-- START OF RAW DATA --
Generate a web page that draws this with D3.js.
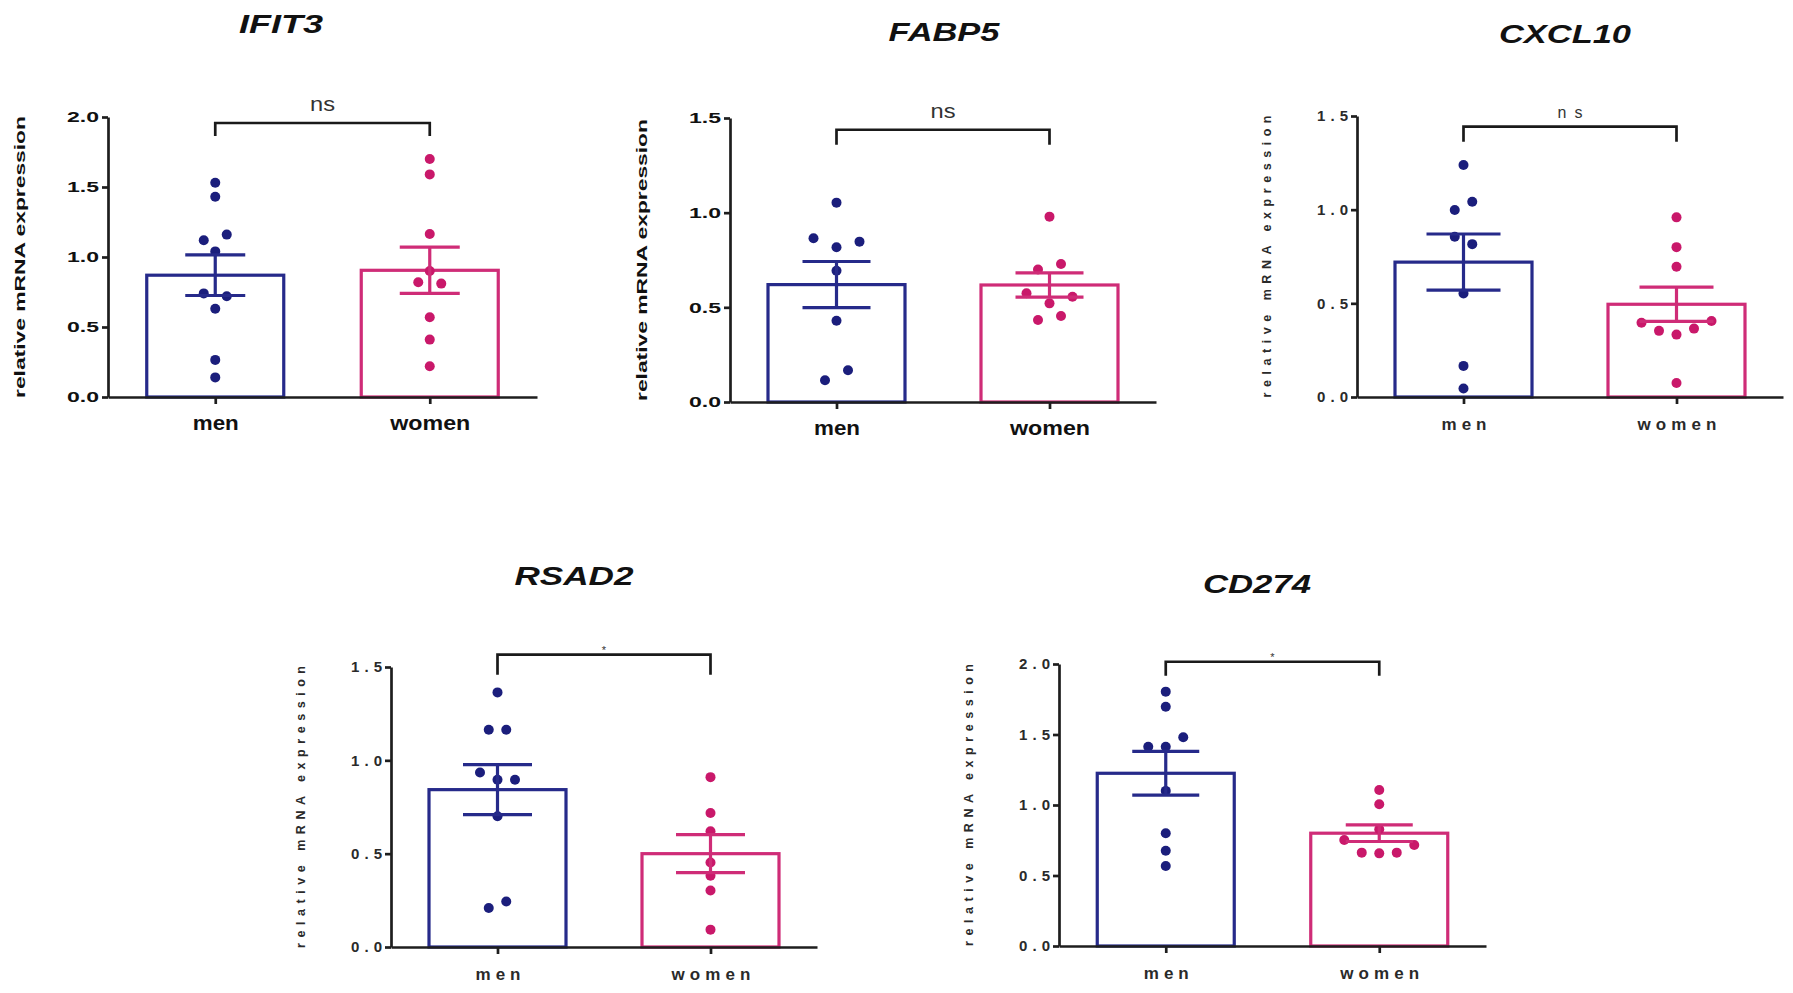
<!DOCTYPE html>
<html>
<head>
<meta charset="utf-8">
<script src="https://cdn.jsdelivr.net/npm/d3@7"></script>
<style>
  body { margin: 0; background: #fff; }
  svg { display: block; }
</style>
</head>
<body>
<div id="chart"></div>
<script>
// Chart values
const genes = ["IFIT3", "FABP5", "CXCL10", "RSAD2", "CD274"];
const groups = ["men", "women"];
const significance = ["ns", "ns", "ns", "*", "*"];
const yMax = [2.0, 1.5, 1.5, 1.5, 2.0];
const yTicks = [
  [0, 0.5, 1.0, 1.5, 2.0],
  [0, 0.5, 1.0, 1.5],
  [0, 0.5, 1.0, 1.5],
  [0, 0.5, 1.0, 1.5],
  [0, 0.5, 1.0, 1.5, 2.0]
];

// bar height (mean) and SEM
const menMean = [0.87, 0.62, 0.72, 0.843, 1.225];
const menSem = [0.145, 0.122, 0.15, 0.134, 0.155];
const womenMean = [0.905, 0.618, 0.495, 0.50, 0.80];
const womenSem = [0.165, 0.064, 0.091, 0.102, 0.059];

// individual samples, top to bottom (left to right inside a row)
const menValues = [
  [1.53, 1.43, 1.12, 1.16, 1.04, 0.74, 0.72, 0.63, 0.265, 0.14],
  [1.053, 0.865, 0.817, 0.847, 0.693, 0.429, 0.115, 0.168],
  [1.238, 0.998, 1.042, 0.855, 0.816, 0.553, 0.166, 0.045],
  [1.364, 1.164, 1.164, 0.935, 0.896, 0.896, 0.70, 0.209, 0.244],
  [1.804, 1.697, 1.413, 1.413, 1.48, 1.10, 0.80, 0.676, 0.567]
];
const womenValues = [
  [1.70, 1.59, 1.164, 0.90, 0.82, 0.81, 0.57, 0.41, 0.22],
  [0.979, 0.70, 0.729, 0.574, 0.521, 0.556, 0.433, 0.454],
  [0.959, 0.80, 0.695, 0.396, 0.353, 0.333, 0.365, 0.406, 0.075],
  [0.91, 0.718, 0.62, 0.453, 0.382, 0.303, 0.093],
  [1.106, 1.005, 0.828, 0.752, 0.662, 0.657, 0.662, 0.716]
];

// where each panel sits on the page
const layout = [
  { x0: 108, y0: 397, yTop: 117, xEnd: 537, spacing: 23, capW: 60, bracket: 1.957, drop: 13, titleX: 281, titleY: 33, titleW: 84, style: "bold" },
  { x0: 730, y0: 402, yTop: 118, xEnd: 1156, spacing: 23, capW: 68, bracket: 1.438, drop: 15, titleX: 944, titleY: 41, titleW: 111, style: "bold" },
  { x0: 1357, y0: 397, yTop: 116, xEnd: 1783, spacing: 17.5, capW: 74, bracket: 1.443, drop: 15, titleX: 1565, titleY: 43, titleW: 132, style: "spaced" },
  { x0: 391, y0: 947, yTop: 667, xEnd: 817, spacing: 17.5, capW: 69, bracket: 1.566, drop: 20, titleX: 574, titleY: 585, titleW: 119, style: "spaced" },
  { x0: 1059, y0: 946, yTop: 664, xEnd: 1486, spacing: 17.5, capW: 67, bracket: 2.016, drop: 14, titleX: 1257, titleY: 593, titleW: 108, style: "spaced" }
];

const colors = { men: "#1b1e7c", women: "#c9186a" };
const barColors = { men: "#262a8a", women: "#cf2c77" };
const font = "'Liberation Sans', Arial, Helvetica, sans-serif";

const svg = d3.select("#chart")
  .append("svg")
  .attr("width", 1793)
  .attr("height", 993)
  .style("font-family", font);

// simple row-based beeswarm: close values share a row, spread symmetrically
function swarm(values, y, spacing) {
  const order = values.map((v, i) => i).sort((a, b) => values[b] - values[a] || a - b);
  const rows = [];
  let prev = null;
  order.forEach(i => {
    const py = y(values[i]);
    if (prev === null || py - prev > 10.4) rows.push([]);
    rows[rows.length - 1].push(i);
    prev = py;
  });
  const offs = new Array(values.length);
  rows.forEach(r => {
    r.sort((a, b) => a - b);
    r.forEach((i, k) => offs[i] = (k - (r.length - 1) / 2) * spacing);
  });
  return offs;
}

function fit(sel, len, adjust) {
  return sel.attr("textLength", len).attr("lengthAdjust", adjust);
}

function drawPanel(p) {
  const L = layout[p];
  const spaced = L.style === "spaced";
  const adjust = spaced ? "spacing" : "spacingAndGlyphs";
  const textColor = spaced ? "#2a2a2a" : "#111";
  const W = L.xEnd - L.x0;

  const g = svg.append("g").attr("transform", "translate(" + L.x0 + ",0)");

  const x = d3.scalePoint().domain(groups).range([0, W]).padding(0.5);
  const y = d3.scaleLinear().domain([0, yMax[p]]).range([L.y0, L.yTop]);

  const means = { men: menMean[p], women: womenMean[p] };
  const sems = { men: menSem[p], women: womenSem[p] };
  const points = { men: menValues[p], women: womenValues[p] };

  // Title
  fit(svg.append("text")
    .attr("x", L.titleX)
    .attr("y", L.titleY)
    .attr("text-anchor", "middle")
    .style("font-size", "26px")
    .style("font-weight", "bold")
    .style("font-style", "italic")
    .style("fill", "#111")
    .text(genes[p]), L.titleW, "spacingAndGlyphs");

  // Bars
  const barW = 137;
  g.selectAll(".bar")
    .data(groups)
    .enter()
    .append("rect")
    .attr("x", d => x(d) - barW / 2)
    .attr("y", d => y(means[d]))
    .attr("width", barW)
    .attr("height", d => L.y0 - y(means[d]))
    .style("fill", "#fff")
    .style("stroke", d => barColors[d])
    .style("stroke-width", 3.2);

  // Dots
  groups.forEach(grp => {
    const offs = swarm(points[grp], y, L.spacing);
    g.append("g")
      .selectAll("circle")
      .data(points[grp])
      .enter()
      .append("circle")
      .attr("cx", (d, i) => x(grp) + offs[i])
      .attr("cy", d => y(d))
      .attr("r", 5)
      .style("fill", colors[grp]);
  });

  // Error bars (mean ± SEM)
  groups.forEach(grp => {
    const cx = x(grp);
    const top = y(means[grp] + sems[grp]);
    const bot = y(means[grp] - sems[grp]);
    const eg = g.append("g").style("stroke", barColors[grp]).style("stroke-width", 3.2);
    eg.append("line").attr("x1", cx).attr("x2", cx).attr("y1", top).attr("y2", bot);
    eg.append("line").attr("x1", cx - L.capW / 2).attr("x2", cx + L.capW / 2).attr("y1", top).attr("y2", top);
    eg.append("line").attr("x1", cx - L.capW / 2).attr("x2", cx + L.capW / 2).attr("y1", bot).attr("y2", bot);
  });

  // Y axis
  const yAxis = g.append("g")
    .call(d3.axisLeft(y).tickValues(yTicks[p]).tickFormat(d3.format(".1f")).tickSize(6).tickSizeOuter(0).tickPadding(3));
  yAxis.selectAll("path, line").style("stroke", "#1e1e1e").style("stroke-width", 2.7);
  fit(yAxis.selectAll("text")
    .style("font-size", "15px")
    .style("font-weight", "bold")
    .style("fill", textColor)
    .style("font-family", font), spaced ? 31 : 32, adjust);

  // X axis
  const xAxis = g.append("g")
    .attr("transform", "translate(0," + L.y0 + ")")
    .call(d3.axisBottom(x).tickSize(7).tickSizeOuter(0));
  xAxis.selectAll("path, line").style("stroke", "#1e1e1e").style("stroke-width", 2.7);
  xAxis.selectAll("text")
    .attr("y", 33)
    .attr("dy", null)
    .style("font-size", spaced ? "17px" : "20px")
    .style("font-weight", "bold")
    .style("fill", textColor)
    .style("font-family", font)
    .attr("textLength", d => d === "men" ? (spaced ? 45 : 46) : (spaced ? 79 : 80))
    .attr("lengthAdjust", adjust);

  // Y label
  fit(g.append("text")
    .attr("transform", "translate(" + (spaced ? -86 : -83) + "," + ((L.y0 + L.yTop) / 2) + ") rotate(-90)")
    .attr("text-anchor", "middle")
    .style("font-size", spaced ? "12.5px" : "15px")
    .style("font-weight", "bold")
    .style("fill", textColor)
    .text("relative mRNA expression"), 282, adjust);

  // Significance bracket
  const by = y(L.bracket);
  const x1 = x("men"), x2 = x("women");
  g.append("path")
    .attr("d", "M" + x1 + "," + (by + L.drop) + "V" + by + "H" + x2 + "V" + (by + L.drop))
    .style("fill", "none")
    .style("stroke", "#1a1a1a")
    .style("stroke-width", 2.7);

  const sig = significance[p];
  const sigText = g.append("text")
    .attr("x", (x1 + x2) / 2)
    .attr("text-anchor", "middle")
    .style("fill", "#333")
    .text(sig);
  if (sig === "ns") {
    sigText.attr("y", by - (spaced ? 9 : 12))
      .style("font-size", spaced ? "16px" : "21px");
    fit(sigText, 25, adjust);
  } else {
    sigText.attr("y", by - 1).style("font-size", "11px");
  }
}

genes.forEach((gene, i) => drawPanel(i));
</script>
</body>
</html>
-- END OF RAW DATA --
### WHAT TO WORK ON
Your task is to restate word for word the lines from the top of the data to the line containing "const womenSem = [0.165, 0.064, 0.091, 0.102, 0.059];", both ends included, with every picture left out.

### WRITTEN REPLY
Generate a web page that draws this with D3.js.
<!DOCTYPE html>
<html>
<head>
<meta charset="utf-8">
<script src="https://cdn.jsdelivr.net/npm/d3@7"></script>
<style>
  body { margin: 0; background: #fff; }
  svg { display: block; }
</style>
</head>
<body>
<div id="chart"></div>
<script>
// Chart values
const genes = ["IFIT3", "FABP5", "CXCL10", "RSAD2", "CD274"];
const groups = ["men", "women"];
const significance = ["ns", "ns", "ns", "*", "*"];
const yMax = [2.0, 1.5, 1.5, 1.5, 2.0];
const yTicks = [
  [0, 0.5, 1.0, 1.5, 2.0],
  [0, 0.5, 1.0, 1.5],
  [0, 0.5, 1.0, 1.5],
  [0, 0.5, 1.0, 1.5],
  [0, 0.5, 1.0, 1.5, 2.0]
];

// bar height (mean) and SEM
const menMean = [0.87, 0.62, 0.72, 0.843, 1.225];
const menSem = [0.145, 0.122, 0.15, 0.134, 0.155];
const womenMean = [0.905, 0.618, 0.495, 0.50, 0.80];
const womenSem = [0.165, 0.064, 0.091, 0.102, 0.059];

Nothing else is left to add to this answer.